Will the Anichukwuegbo family from Nomeh Unataeze community, Nkanu East LGA, Enugu State get justice for their son brutally cut down in his prime? The answer is ensconced in the womb of time. of course, they should but I doubt if they will. The Nigerian state does not have the reputation of standing up for the weak and vulnerable.
But that shouldn’t be the case. The police must solve this murder riddle, because it is one murder too many. Whoever committed this heinous crime must be uncovered.
“I know Emeka is not coming back but these people should be stopped from going on this killing spree. I want every person that is connected with this murder to be brought to book,” Fr. Ibeh said in my office last Friday. That is the minimum expectation in any decent society.
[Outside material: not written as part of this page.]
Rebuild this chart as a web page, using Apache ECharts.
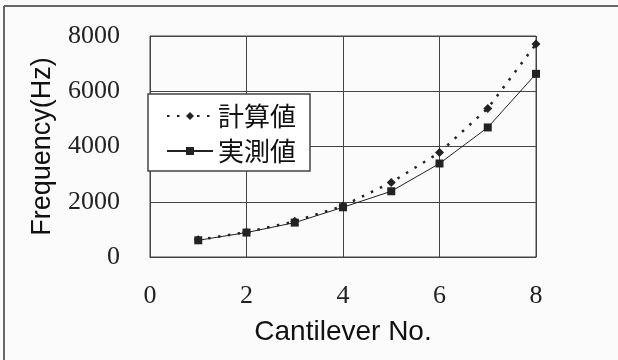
<!DOCTYPE html>
<html>
<head>
<meta charset="utf-8">
<script src="https://cdn.jsdelivr.net/npm/echarts@6/dist/echarts.min.js"></script>
<style>
html,body{margin:0;padding:0;background:#fbfbfb;}
#c{width:618px;height:360px;}
</style>
</head>
<body>
<div id="c"></div>
<script>
const cantilever = [1, 2, 3, 4, 5, 6, 7, 8];
const calculated = [620, 900, 1290, 1850, 2700, 3780, 5380, 7710];
const measured = [605, 885, 1245, 1800, 2380, 3385, 4690, 6630];
const seriesNames = ['計算値', '実測値'];
const xTicks = [0, 2, 4, 6, 8];
const yTicks = [0, 2000, 4000, 6000, 8000];

const chart = echarts.init(document.getElementById('c'), null, {renderer: 'canvas'});
const dark = '#222';
chart.setOption({
  backgroundColor: '#fbfbfb',
  animation: false,
  graphic: [
    {type: 'line', shape: {x1: 4, y1: 6, x2: 618, y2: 6}, style: {stroke: '#666', lineWidth: 2}},
    {type: 'line', shape: {x1: 4, y1: 6, x2: 4, y2: 360}, style: {stroke: '#666', lineWidth: 2}}
  ],
  grid: {left: 150, right: 82, top: 36, bottom: 103, show: true, borderColor: '#444', borderWidth: 1, backgroundColor: 'transparent'},
  xAxis: {
    type: 'value', min: xTicks[0], max: xTicks[xTicks.length - 1], interval: 2,
    name: 'Cantilever No.', nameLocation: 'middle', nameGap: 61,
    nameTextStyle: {fontFamily: 'Liberation Sans', fontSize: 28, color: '#111'},
    axisLine: {lineStyle: {color: '#444'}}, axisTick: {show: false},
    axisLabel: {fontFamily: 'Liberation Serif', fontSize: 26, color: '#222', margin: 26, formatter: v => String(v)},
    splitLine: {show: true, lineStyle: {color: '#444', width: 1}}
  },
  yAxis: {
    type: 'value', min: yTicks[0], max: yTicks[yTicks.length - 1], interval: 2000,
    name: 'Frequency(Hz)', nameLocation: 'middle', nameGap: 94,
    nameTextStyle: {fontFamily: 'Liberation Sans', fontSize: 27, color: '#111'},
    axisLine: {show: true, lineStyle: {color: '#444'}}, axisTick: {show: false},
    axisLabel: {fontFamily: 'Liberation Serif', fontSize: 26, color: '#222', margin: 30, formatter: v => String(v)},
    splitLine: {show: true, lineStyle: {color: '#444', width: 1}}
  },
  legend: {
    left: 148, top: 94, orient: 'vertical',
    backgroundColor: '#fff', borderColor: '#444', borderWidth: 1.5, borderRadius: 0,
    padding: [8, 14, 6, 18], itemGap: 7, itemWidth: 46, itemHeight: 10,
    textStyle: {fontFamily: 'Noto Sans CJK JP', fontSize: 26, color: '#111', lineHeight: 28},
    data: seriesNames
  },
  series: [
    {
      name: seriesNames[0], type: 'line',
      data: cantilever.map((x, i) => [x, calculated[i]]),
      symbol: 'diamond', symbolSize: 9,
      itemStyle: {color: dark},
      lineStyle: {color: dark, width: 2.5, type: [2.5, 7.5]},
      z: 3
    },
    {
      name: seriesNames[1], type: 'line',
      data: cantilever.map((x, i) => [x, measured[i]]),
      symbol: 'rect', symbolSize: 8,
      itemStyle: {color: dark},
      lineStyle: {color: dark, width: 1},
      z: 2
    }
  ]
});
</script>
</body>
</html>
The Anichukwus have neither the financial nor political muscle to bring justice to these vampires who murdered their son in cold blood. But the Nigerian state must step to the plate of equity and justice to unravel this case. The blood of Chukwuemeka seeks for justice. Ogun State governor, Dapo Abiodun, should be interested. Nigeria is not a jungle that must be abandoned for hoodlums.
On December 26, Emeka’s aunt travelled all the way from Enugu to Mbaise, Imo State, to see Fr. Ibeh and wept uncontrollably for hours. When a sympathiser, in an attempt to console her, said God knows everything, she looked up and said without equivocation that: “God does not know anything about Emeka’s death.”
And I agree! Even God must be tired of our bestiality.